3. Context as subtext—politics as subtext

I’m looking at another piece that’s been reprinted in college texts, and that I’ve read and taught for many years. Its appeal is that it’s a great model for students of a piece that’s made of tight little scenes. It’s “Beauty: When the Other Dancer Is the Self” by Alice Walker. I know it was included in a first-year writing text that I used once, many years ago, but I don’t know which one. It came with Questions, divided among Ideas, Organization, Sentences, Words, and Suggestions for writing. Yes, not all of these are questions.

The student is asked about the essay’s organization, Walker’s descriptions of her reactions, craft elements such as dialogue and images, structure and repetition. I find it interesting that there is nothing, nothing at all, about race and poverty, two subjects that assert themselves in the second paragraph:

My father is the driver for the rich old white lady up the road. Her name is Miss Mey. She owns all the land for miles around, as well as the house in which we live. All I remember about her is that she once offered to pay my mother thirty-five cents for cleaning her house, racking up piles of her magnolia leaves, and washing her family’s clothes, and that my mother—she of no money, eight children, and a chronic earache—refused. But I do not think of this in 1947.

Poverty, race, poor people’s illnesses, and home remedies recur in the piece, without comment. A few mentions are enough to get the information across. This is an example: In a later scene her mother has a painful abscess in her ear. “She is being treated with warm oils and hot bricks held against her cheek. Finally a doctor comes.”

Walker also writes about males and guns several times in the piece, just a quick jot and on to something else. The point of the piece is that she was once her father’s favorite, cute and sassy and smart. Then one day her brother accidently shoots a BB into her eye. The eye turns blind. After that she becomes withdrawn. She feels ugly. A film grows over her eye. When she gets the film removed, the burden lifts. Mostly.

When she’s older, she asks her brother Jimmy what he remembers. He answers: “All I remember is standing by the side of the highway with Daddy, trying to flag down a car. A white man stopped, but when Daddy said he needed somebody to take his little girl to the doctor, he drove off.” My take on this is that the white man thought they were day laborers who happened to have a little girl with them. But that’s all Walker says about it.

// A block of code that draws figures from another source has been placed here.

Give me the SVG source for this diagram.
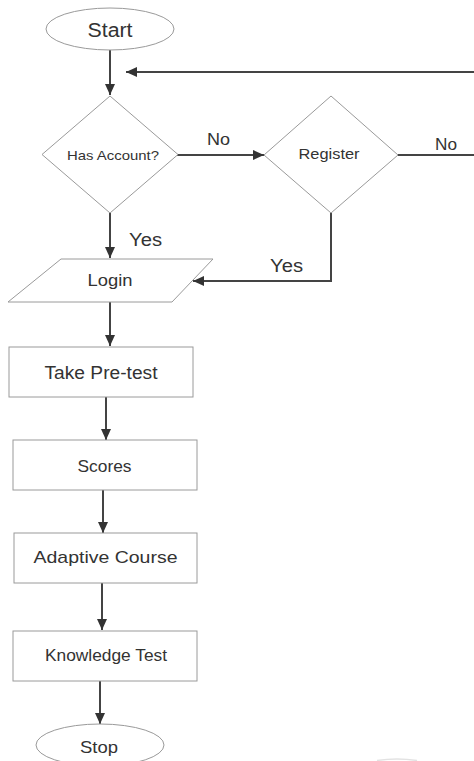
<svg xmlns="http://www.w3.org/2000/svg" width="474" height="761" viewBox="0 0 474 761">
<style>
.shape{fill:#fff;stroke:#9a9a9a;stroke-width:1}
.conn{fill:none;stroke:#444;stroke-width:2}
.lbl{font-family:"Liberation Sans",Arial,sans-serif;fill:#333;text-anchor:middle}
</style>
<defs>
<marker id="arr" viewBox="0 0 11 10" refX="11" refY="5" markerWidth="11" markerHeight="10" markerUnits="userSpaceOnUse" orient="auto">
<path d="M0,0 L11,5 L0,10 z" fill="#333"/>
</marker>
</defs>
<rect width="474" height="761" fill="#fff"/>
<g id="connectors">
<path class="conn" d="M110,50 V95" marker-end="url(#arr)"/>
<path class="conn" d="M474,72 H126" marker-end="url(#arr)"/>
<path class="conn" d="M177,155 H264" marker-end="url(#arr)"/>
<path class="conn" d="M398,155 H474"/>
<path class="conn" d="M110,213 V258" marker-end="url(#arr)"/>
<path class="conn" d="M331,213 V281 H193" marker-end="url(#arr)"/>
<path class="conn" d="M110,302 V346" marker-end="url(#arr)"/>
<path class="conn" d="M106,397 V440" marker-end="url(#arr)"/>
<path class="conn" d="M103,490 V533" marker-end="url(#arr)"/>
<path class="conn" d="M102,583 V630" marker-end="url(#arr)"/>
<path class="conn" d="M100,681 V724" marker-end="url(#arr)"/>
<text class="lbl" x="218.5" y="145" font-size="16" textLength="23" lengthAdjust="spacingAndGlyphs">No</text>
<text class="lbl" x="446" y="150" font-size="16" textLength="22" lengthAdjust="spacingAndGlyphs">No</text>
<text class="lbl" x="145.5" y="246" font-size="18" textLength="33" lengthAdjust="spacingAndGlyphs">Yes</text>
<text class="lbl" x="286.5" y="272" font-size="18" textLength="33" lengthAdjust="spacingAndGlyphs">Yes</text>
</g>
<g id="start">
<ellipse class="shape" cx="110" cy="29" rx="64" ry="21"/>
<text class="lbl" x="110" y="37" font-size="19.5" textLength="45" lengthAdjust="spacingAndGlyphs">Start</text>
</g>
<g id="has-account">
<polygon class="shape" points="110,96 178,154.5 110,213 42,154.5"/>
<text class="lbl" x="113" y="160" font-size="13" textLength="92" lengthAdjust="spacingAndGlyphs">Has Account?</text>
</g>
<g id="register">
<polygon class="shape" points="331,96 398,155 331,213 264,155"/>
<text class="lbl" x="329" y="159" font-size="15.5" textLength="61" lengthAdjust="spacingAndGlyphs">Register</text>
</g>
<g id="login">
<polygon class="shape" points="61,259 213,259 172,302 8,302"/>
<text class="lbl" x="110" y="286" font-size="17" textLength="45" lengthAdjust="spacingAndGlyphs">Login</text>
</g>
<g id="take-pretest">
<rect class="shape" x="9" y="347" width="184" height="50"/>
<text class="lbl" x="101" y="379" font-size="17.5" textLength="113" lengthAdjust="spacingAndGlyphs">Take Pre-test</text>
</g>
<g id="scores">
<rect class="shape" x="13" y="440" width="184" height="50"/>
<text class="lbl" x="104.5" y="472" font-size="17" textLength="54" lengthAdjust="spacingAndGlyphs">Scores</text>
</g>
<g id="adaptive-course">
<rect class="shape" x="14" y="533" width="183" height="50"/>
<text class="lbl" x="105.5" y="563" font-size="17" textLength="144" lengthAdjust="spacingAndGlyphs">Adaptive Course</text>
</g>
<g id="knowledge-test">
<rect class="shape" x="13" y="631" width="184" height="50"/>
<text class="lbl" x="106" y="661" font-size="16" textLength="122" lengthAdjust="spacingAndGlyphs">Knowledge Test</text>
</g>
<g id="stop">
<ellipse class="shape" cx="100" cy="745" rx="64" ry="21"/>
<text class="lbl" x="99" y="753" font-size="17" textLength="38" lengthAdjust="spacingAndGlyphs">Stop</text>
</g>
<path d="M377,760.5 Q397,757.5 417,760.5" fill="none" stroke="#e2e2e2" stroke-width="1.5"/>
</svg>
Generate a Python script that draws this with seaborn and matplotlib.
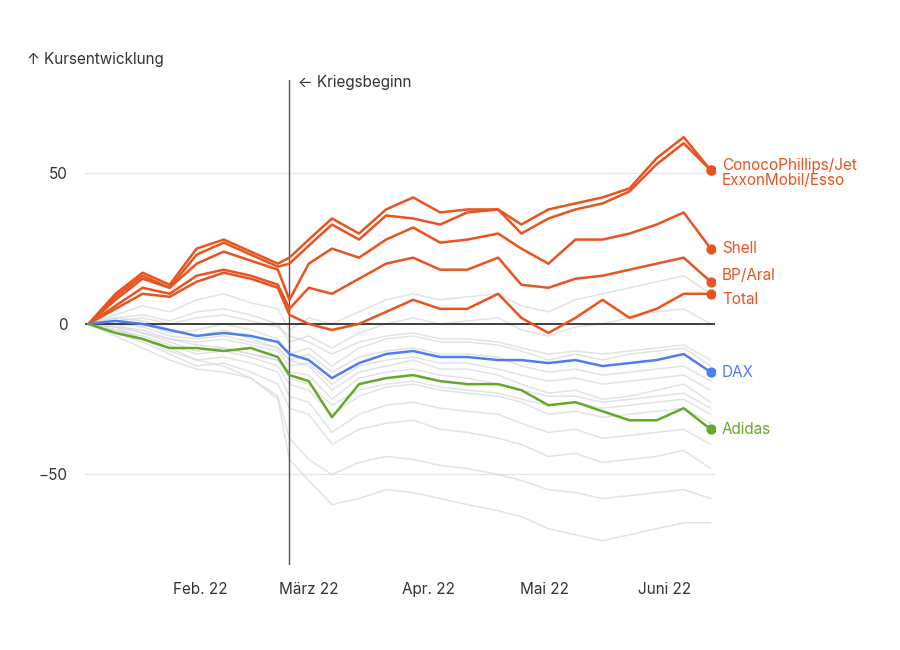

I wonder if the lack of rage about circumstances makes the piece palatable to white audiences. Walker’s not a raging black woman. She’s a woman concerned with her place in the family, her sense of self, her happiness. She notes how males with guns have harmed females—but again, only lightly. I would be interested to see what other textbooks offer in the way of questions, whether they touch upon race and class. Students, at least those who use that textbook, are not asked to find subtext or context.

That doesn’t seem right. But it’s safe. [pagebreak]

4. Subtext as the roots of the overt

That leads to my last example. It’s not safe. It doesn’t dance around race and class. It delves deeply. It begins: “A nightmare of being chased has plagued my sleep since I was a boy. The monster pursuing me assumes many shapes, but its face is too terrifying for the dream to reveal.” The author is explicit from the beginning, even before the beginning, with the title “Looking at Emmett Till,” by John Edgar Wideman. Throughout the piece, we have faces. The one in the nightmare years before Emmett Till was murdered. There’s Emmett Till, of course—his mutilated face photographed in Jet magazine, his face again in close-up on Wideman’s VCR as he’s writing this essay, West African carved mask–like “nail fetishes” that “began appearing when slaving ships criss-crossed the Atlantic” (we’re not told where exactly they appeared, what their effect was, and who made them), pictures of white girls in Wideman’s wallet.

This is a piece that does not pull its punches. It does not shy away from exposition. There’s no straight narrative, no scenes, no sustained dialogue. This is a classic essay, though instead of contemplating coolly, it goes as deep as it can into images that stand in for feelings that can’t be described. On the other hand, it’s direct in its subject. It tells readers exactly what it’s about: it speaks the abstract words that we warn students against using, in favor of concreteness. Wideman talks about racism and genocide, an apartheid mentality in America. The image that keeps coming back is the face. We’re told of Emmett’s unmourned, unburied, mangled face; Wideman imagines a Warhol-like image of Till’s face, replicated ninety-six times on a large canvas, “each version of the face exactly like the other but different names printed below each one. Martin Luther Till. Malcoln Till. Medgar Till. Nat Till.” And so on. Another nightmare, this time with a photo of Emmett Till whole, smiling, next to the real Till in a casket with his “awful face, patched together with string and wire”—like the “nail fetishes” at the beginning of the essay. Emmett Till’s face becomes something from another world, a reminder of the chaos and evil of the racism and sorrow still in this country. It’s deep, it’s the stuff of dreams, it’s buried in our subconscious. We can find names for it, but we can’t get hold of it. It comes to haunt us. It is the wound in our country. It stays with us after we have closed the book. It is evil, of course, but the more I think about it, it seems like fear, the closest thing we can get to creating an image of what we fear, and at the same time creating an image that we hope will scare off the evil.

And so if the image stays with you and begins to haunt your dreams, then you will have a connection with Wideman, and Till, and Africans taken into slavery, and the very nonbanality of evil. Which is, I believe, eternal.

Essays

Ruiz, Judy. “Oranges and Sweet Sister Boy.” In Best American Essays 1989, edited by Geoffrey           Wolff.  Series edited by Robert Atwan.” New York: Ticknor and Fields, 1989.

Walker, Alice. “Beauty: When the Other Dancer is the Self.” In In Search of Our Mothers’ Gardens: Womanist Prose. New York: Houghton Mifflin Harcourt, 1983.

Wideman, John Edgar. “Looking at Emmett Till.” In In Fact: The Best of Creative Nonfiction, edited by Lee Gutkind, 24–48. New York: W. W. Norton, 2004.